Fuzzy Cumulonimbus Cloud

This might work better if you treated it as an aqueous reaction. What would happen to the K and Na if this were in solution? What ions would form then? Could you maybe write half reactions with the dissociated components? And maybe you could add water molecules to deal with all those oxygens?

Jimmy King

Reviewed electrolyte and solubility stuff, since you are right, this is going to be an aqeuous solution. That took care of what to do with the Na and K. Thanks for that. It's been quite awhile since I had to think about that and that was not my strongest section when I took it.

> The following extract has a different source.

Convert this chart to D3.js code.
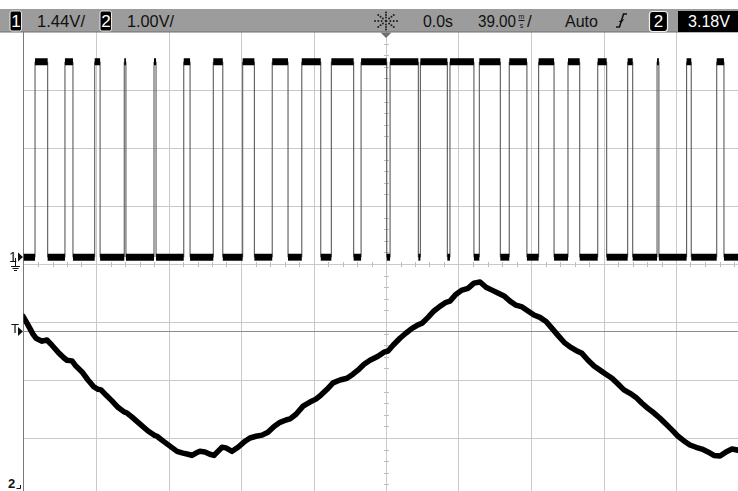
<!DOCTYPE html>
<html>
<head>
<meta charset="utf-8">
<script src="https://cdn.jsdelivr.net/npm/d3@7/dist/d3.min.js"></script>
<style>
  html, body { margin: 0; padding: 0; background: #fff; }
  svg { display: block; }
  text { font-family: "Liberation Sans", Arial, sans-serif; }
</style>
</head>
<body>
<svg id="scope" width="738" height="491"></svg>
<script>
// ---- acquisition settings ----
const timePerDiv = 39;          // ms / div
const ch1VoltsPerDiv = 1.44;    // V / div
const ch2VoltsPerDiv = 1.00;    // V / div
const ch1Offset = -0.17;        // V at screen centre
const ch2Offset = 4.33;         // V at screen centre
const triggerLevel = 3.18;      // V, channel 2

// ---- status bar labels ----
const ch1Label = "1.44V/";
const ch2Label = "1.00V/";
const delayLabel = "0.0s";
const timebaseLabel = "39.00";
const modeLabel = "Auto";
const trigSourceLabel = "2";
const trigLevelLabel = "3.18V";

// ---- channel 1: PWM logic signal (edge times in ms, levels in V) ----
const ch1Low = 0.0;
const ch1High = 4.85;
const ch1Rise = [-188.8, -172.7, -156.7, -140.8, -124.8, -108.8, -92.9, -77.1, -61.2, -45.3,
                 -29.4, -13.4, 2.2, 18.5, 34.4, 50.2, 66.3, 82.1, 97.9, 113.9,
                 130.0, 145.8, 161.7, 177.9];
const ch1Fall = [-182.0, -168.4, -153.8, -139.9, -123.7, -105.4, -87.8, -70.8, -52.7, -35.1,
                 -17.4, 0.4, 17.4, 33.0, 47.3, 61.5, 75.8, 90.4, 104.2, 118.7,
                 132.7, 146.8, 164.2, 181.8];

// ---- channel 2: filtered output (time in ms, voltage in V) ----
const ch2Time = [-195.3, -192.6, -189.9, -188.3, -185.0, -182.4, -179.7, -176.4, -173.2, -171.6,
                 -168.9, -166.8, -163.5, -160.3, -157.1, -154.9, -153.3, -150.6, -147.4, -144.2,
                 -140.9, -139.3, -136.6, -132.3, -128.0, -124.8, -123.2, -120.0, -116.2, -112.4,
                 -109.2, -106.5, -104.4, -102.2, -100.1, -97.4, -94.7, -92.5, -90.4, -88.2,
                 -86.1, -82.8, -79.6, -76.4, -73.2, -69.9, -66.7, -63.5, -60.2, -57.0,
                 -53.8, -51.6, -48.4, -44.6, -40.9, -37.7, -35.0, -31.7, -28.5, -24.7,
                 -21.0, -17.8, -15.1, -11.8, -8.6, -4.3, -1.1, 1.1, 3.8, 7.5,
                 10.8, 14.0, 17.2, 19.4, 22.6, 25.8, 29.0, 32.3, 34.4, 37.7,
                 40.9, 44.1,
                 47.3, 50.6, 53.8, 57.0, 60.2, 63.5, 66.7, 69.9, 73.2, 76.4,
                 79.6, 82.8, 86.1, 89.3, 92.5, 95.8, 99.0, 102.2, 105.4, 108.7,
                 111.9, 115.1, 118.3, 121.6, 124.8, 128.0, 131.3, 134.5, 137.7, 140.9,
                 144.2, 147.4, 150.6, 153.8, 157.1, 160.3, 163.5, 166.8, 170.0, 173.2,
                 176.4, 179.7, 182.9, 186.1, 189.4];
const ch2Volts = [3.43, 3.28, 3.12, 3.05, 3.00, 3.02, 2.93, 2.81, 2.71, 2.67,
                  2.66, 2.57, 2.47, 2.33, 2.21, 2.17, 2.16, 2.07, 1.97, 1.86,
                  1.78, 1.76, 1.69, 1.57, 1.45, 1.38, 1.36, 1.28, 1.19, 1.10,
                  1.07, 1.05, 1.03, 1.07, 1.10, 1.09, 1.05, 1.03, 1.10, 1.17,
                  1.16, 1.10, 1.17, 1.26, 1.33, 1.36, 1.38, 1.43, 1.53, 1.60,
                  1.64, 1.66, 1.74, 1.88, 1.95, 2.00, 2.07, 2.17, 2.28, 2.33,
                  2.36, 2.43, 2.50, 2.60, 2.67, 2.74, 2.81, 2.83, 2.93, 3.05,
                  3.14, 3.22, 3.28, 3.31, 3.41, 3.52, 3.60, 3.67, 3.69, 3.81,
                  3.88, 3.91,
                  4.00, 4.02, 3.93, 3.88, 3.83, 3.78, 3.69, 3.62, 3.59, 3.52,
                  3.45, 3.41, 3.34, 3.22, 3.10, 2.98, 2.90, 2.84, 2.79, 2.67,
                  2.57, 2.50, 2.43, 2.36, 2.26, 2.16, 2.10, 2.03, 1.93, 1.84,
                  1.76, 1.67, 1.57, 1.47, 1.36, 1.28, 1.21, 1.17, 1.14, 1.09,
                  1.03, 1.02, 1.09, 1.14, 1.12];

// ---- screen geometry ----
const screen = { left: 23.5, right: 748.5, top: 32, bottom: 496 };
const hDivs = 10, vDivs = 8;

const svg = d3.select("#scope");

const x = d3.scaleLinear()
  .domain([-hDivs / 2 * timePerDiv, hDivs / 2 * timePerDiv])
  .range([screen.left, screen.right]);
const y1 = d3.scaleLinear()
  .domain([ch1Offset - vDivs / 2 * ch1VoltsPerDiv, ch1Offset + vDivs / 2 * ch1VoltsPerDiv])
  .range([screen.bottom, screen.top]);
const y2 = d3.scaleLinear()
  .domain([ch2Offset - vDivs / 2 * ch2VoltsPerDiv, ch2Offset + vDivs / 2 * ch2VoltsPerDiv])
  .range([screen.bottom, screen.top]);
const divX = d3.scaleLinear().domain([-hDivs / 2, hDivs / 2]).range([screen.left, screen.right]);
const divY = d3.scaleLinear().domain([-vDivs / 2, vDivs / 2]).range([screen.bottom, screen.top]);

svg.append("defs").append("clipPath").attr("id", "screenClip")
  .append("rect")
  .attr("x", screen.left).attr("y", screen.top)
  .attr("width", screen.right - screen.left).attr("height", screen.bottom - screen.top);

// ---- graticule ----
const grid = svg.append("g").attr("class", "graticule");
grid.selectAll("line.v").data(d3.range(-hDivs / 2 + 1, hDivs / 2))
  .join("line").attr("class", "v")
  .attr("x1", d => Math.round(divX(d)) + 0.5).attr("x2", d => Math.round(divX(d)) + 0.5)
  .attr("y1", screen.top).attr("y2", screen.bottom)
  .attr("stroke", "#c9c9c9").attr("stroke-width", 1);
grid.selectAll("line.h").data(d3.range(-vDivs / 2 + 1, vDivs / 2))
  .join("line").attr("class", "h")
  .attr("x1", screen.left).attr("x2", screen.right)
  .attr("y1", d => Math.round(divY(d)) + 0.5).attr("y2", d => Math.round(divY(d)) + 0.5)
  .attr("stroke", "#c9c9c9").attr("stroke-width", 1);

// minor ticks on the centre axes
const cx = Math.round(divX(0)) + 0.5, cy = Math.round(divY(0)) + 0.5;
grid.selectAll("line.tx").data(d3.range(-hDivs / 2 * 5, hDivs / 2 * 5 + 1).filter(i => i % 5 !== 0))
  .join("line").attr("class", "tx")
  .attr("x1", i => Math.round(divX(i / 5)) + 0.5).attr("x2", i => Math.round(divX(i / 5)) + 0.5)
  .attr("y1", cy - 2.5).attr("y2", cy + 2.5)
  .attr("stroke", "#bdbdbd");
grid.selectAll("line.ty").data(d3.range(-vDivs / 2 * 5, vDivs / 2 * 5 + 1).filter(i => i % 5 !== 0))
  .join("line").attr("class", "ty")
  .attr("y1", i => Math.round(divY(i / 5)) + 0.5).attr("y2", i => Math.round(divY(i / 5)) + 0.5)
  .attr("x1", cx - 2.5).attr("x2", cx + 2.5)
  .attr("stroke", "#bdbdbd");

// left frame
svg.append("line")
  .attr("x1", screen.left).attr("x2", screen.left)
  .attr("y1", screen.top).attr("y2", screen.bottom)
  .attr("stroke", "#7a7a7a").attr("stroke-width", 1);

// trigger level line
svg.append("line")
  .attr("x1", screen.left).attr("x2", screen.right)
  .attr("y1", Math.round(y2(triggerLevel)) + 0.5).attr("y2", Math.round(y2(triggerLevel)) + 0.5)
  .attr("stroke", "#8c8c8c").attr("stroke-width", 1);

// ---- traces ----
const traces = svg.append("g").attr("clip-path", "url(#screenClip)");

// channel 1: edges then level bands
const tStart = x.domain()[0], tEnd = x.domain()[1];
const edges = ch1Rise.concat(ch1Fall);
traces.selectAll("line.edge").data(edges).join("line").attr("class", "edge")
  .attr("x1", d => x(d)).attr("x2", d => x(d))
  .attr("y1", y1(ch1High)).attr("y2", y1(ch1Low))
  .attr("stroke", "#5a5a5a").attr("stroke-width", 1.1);

const highSegs = ch1Rise.map((r, i) => [r, ch1Fall[i]]);
const lowSegs = [[tStart, ch1Rise[0]]]
  .concat(ch1Fall.map((f, i) => [f, i + 1 < ch1Rise.length ? ch1Rise[i + 1] : tEnd]));

traces.selectAll("line.hi").data(highSegs).join("line").attr("class", "hi")
  .attr("x1", d => x(d[0])).attr("x2", d => x(d[1]))
  .attr("y1", y1(ch1High)).attr("y2", y1(ch1High))
  .attr("stroke", "#000").attr("stroke-width", 7);
traces.selectAll("line.lo").data(lowSegs).join("line").attr("class", "lo")
  .attr("x1", d => x(d[0])).attr("x2", d => x(d[1]))
  .attr("y1", y1(ch1Low)).attr("y2", y1(ch1Low))
  .attr("stroke", "#000").attr("stroke-width", 7);

// channel 2
const ch2 = ch2Time.map((t, i) => ({ t, v: ch2Volts[i] }));
traces.append("path").datum(ch2)
  .attr("d", d3.line().x(d => x(d.t)).y(d => y2(d.v)))
  .attr("fill", "none").attr("stroke", "#000")
  .attr("stroke-width", 5.5).attr("stroke-linejoin", "round").attr("stroke-linecap", "round");

// ---- status bar ----
const bar = svg.append("g");
bar.append("rect").attr("x", 0).attr("y", 9).attr("width", 738).attr("height", 23).attr("fill", "#9c9c9c");
bar.append("line").attr("x1", 0).attr("x2", 738).attr("y1", 32).attr("y2", 32).attr("stroke", "#6e6e6e");

function chanBox(xPos, label) {
  bar.append("rect").attr("x", xPos).attr("y", 11).attr("width", 11.5).attr("height", 20)
    .attr("rx", 2).attr("fill", "#000").attr("stroke", "#e8e8e8").attr("stroke-width", 1);
  bar.append("text").attr("x", xPos + 5.9).attr("y", 27).attr("text-anchor", "middle")
    .attr("font-size", 17).attr("fill", "#fff").text(label);
}
chanBox(10, "1");
bar.append("text").attr("x", 37).attr("y", 27).attr("font-size", 17).attr("fill", "#111")
  .attr("textLength", 48).attr("lengthAdjust", "spacingAndGlyphs").text(ch1Label);
chanBox(100, "2");
bar.append("text").attr("x", 127).attr("y", 27).attr("font-size", 17).attr("fill", "#111")
  .attr("textLength", 47).attr("lengthAdjust", "spacingAndGlyphs").text(ch2Label);

// trigger position icon
const star = bar.append("g").attr("transform", "translate(386,21)");
d3.range(8).forEach(k => {
  const a = k * Math.PI / 4;
  [4, 7, 10].forEach(r => {
    star.append("circle").attr("cx", Math.cos(a) * r * 1.1).attr("cy", Math.sin(a) * r * 0.85)
      .attr("r", 1).attr("fill", "#1e1e1e");
  });
});
star.append("circle").attr("r", 1.3).attr("fill", "#1e1e1e");

bar.append("text").attr("x", 423).attr("y", 27).attr("font-size", 17).attr("fill", "#111")
  .attr("textLength", 30).attr("lengthAdjust", "spacingAndGlyphs").text(delayLabel);
bar.append("text").attr("x", 478).attr("y", 27).attr("font-size", 16).attr("fill", "#111")
  .attr("textLength", 38).attr("lengthAdjust", "spacingAndGlyphs").text(timebaseLabel);
// stacked "m over s" unit glyph
bar.append("text").attr("x", 521.5).attr("y", 18.5).attr("font-size", 7).attr("fill", "#111")
  .attr("text-anchor", "middle").text("m");
bar.append("line").attr("x1", 518.5).attr("x2", 524.5).attr("y1", 20.5).attr("y2", 20.5).attr("stroke", "#111");
bar.append("text").attr("x", 521.5).attr("y", 28).attr("font-size", 7).attr("fill", "#111")
  .attr("text-anchor", "middle").text("s");
bar.append("text").attr("x", 527).attr("y", 27).attr("font-size", 17).attr("fill", "#111").text("/");
bar.append("text").attr("x", 565).attr("y", 27).attr("font-size", 17).attr("fill", "#111")
  .attr("textLength", 33).attr("lengthAdjust", "spacingAndGlyphs").text(modeLabel);

// rising-edge trigger symbol
bar.append("path").attr("d", "M616,27 H619.5 L623.5,14 H627")
  .attr("fill", "none").attr("stroke", "#111").attr("stroke-width", 1.6);
bar.append("path").attr("d", "M618.5,21.5 L624.5,19 L621.5,22.5 Z").attr("fill", "#111");

bar.append("rect").attr("x", 649.5).attr("y", 11.5).attr("width", 18).attr("height", 20)
  .attr("rx", 3).attr("fill", "#000").attr("stroke", "#f2f2f2").attr("stroke-width", 1.2);
bar.append("text").attr("x", 658.5).attr("y", 27).attr("text-anchor", "middle")
  .attr("font-size", 17).attr("fill", "#fff").text(trigSourceLabel);
bar.append("rect").attr("x", 678).attr("y", 11).attr("width", 62).attr("height", 21).attr("fill", "#000");
bar.append("text").attr("x", 688).attr("y", 27).attr("font-size", 17).attr("fill", "#fff")
  .attr("textLength", 42).attr("lengthAdjust", "spacingAndGlyphs").text(trigLevelLabel);

// trigger position marker under the bar
svg.append("path")
  .attr("d", `M${x(0) - 5.5},${screen.top + 0.5} L${x(0) + 5.5},${screen.top + 0.5} L${x(0)},${screen.top + 6} Z`)
  .attr("fill", "#707070");

// ---- channel / trigger markers at the left edge ----
const gnd1 = Math.round(y1(0));
svg.append("text").attr("x", 9).attr("y", gnd1 + 5).attr("font-size", 14).attr("fill", "#111").text("1");
svg.append("path").attr("d", `M18,${gnd1 - 4.5} L23,${gnd1} L18,${gnd1 + 4.5} Z`).attr("fill", "#111");
svg.append("path")
  .attr("d", `M15.5,${gnd1 + 1} V${gnd1 + 9} M11,${gnd1 + 9.5} H20 M12.5,${gnd1 + 11.5} H18.5 M14,${gnd1 + 13.5} H17`)
  .attr("stroke", "#111").attr("stroke-width", 1).attr("fill", "none");

const trigY = Math.round(y2(triggerLevel)) + 0.5;
svg.append("text").attr("x", 11).attr("y", trigY + 1).attr("font-size", 13).attr("fill", "#111").text("T");
svg.append("path").attr("d", `M18,${trigY - 4.5} L23,${trigY} L18,${trigY + 4.5} Z`).attr("fill", "#111");

svg.append("text").attr("x", 8).attr("y", 488).attr("font-size", 13).attr("font-weight", "bold")
  .attr("fill", "#111").text("2");
svg.append("path").attr("d", "M16.5,488.5 H20.5 V485").attr("stroke", "#111").attr("fill", "none");
</script>
</body>
</html>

I don't think there's anything which needs done with the oxygens. They stay bonded so the sulfur as it goes from S2O4 to S4O6. I'm also pretty sure that part of redox is not dealt with for 7 more chapters in my textbook.

Fuzzy Cumulonimbus Cloud

Oh sorry. You will get to that if you take analytical or electrochemistry.
Either way: yay!

Jimmy King

Ha, nope. Last semester of Chemistry for me. As a CS major, I normally wouldn't be taking it at all, but the other option was physics and the physics teachers are notoriously super terrible.

We might hit that chapter with the fancier solubility stuff at the end of the semester, so you may be hearing from me again. Well, you'll definitely be hearing from me again... just maybe or maybe not about this in particular.

Fuzzy Cumulonimbus Cloud

Feel free! I used to teach chemistry. Will again once I finish my Ph.D.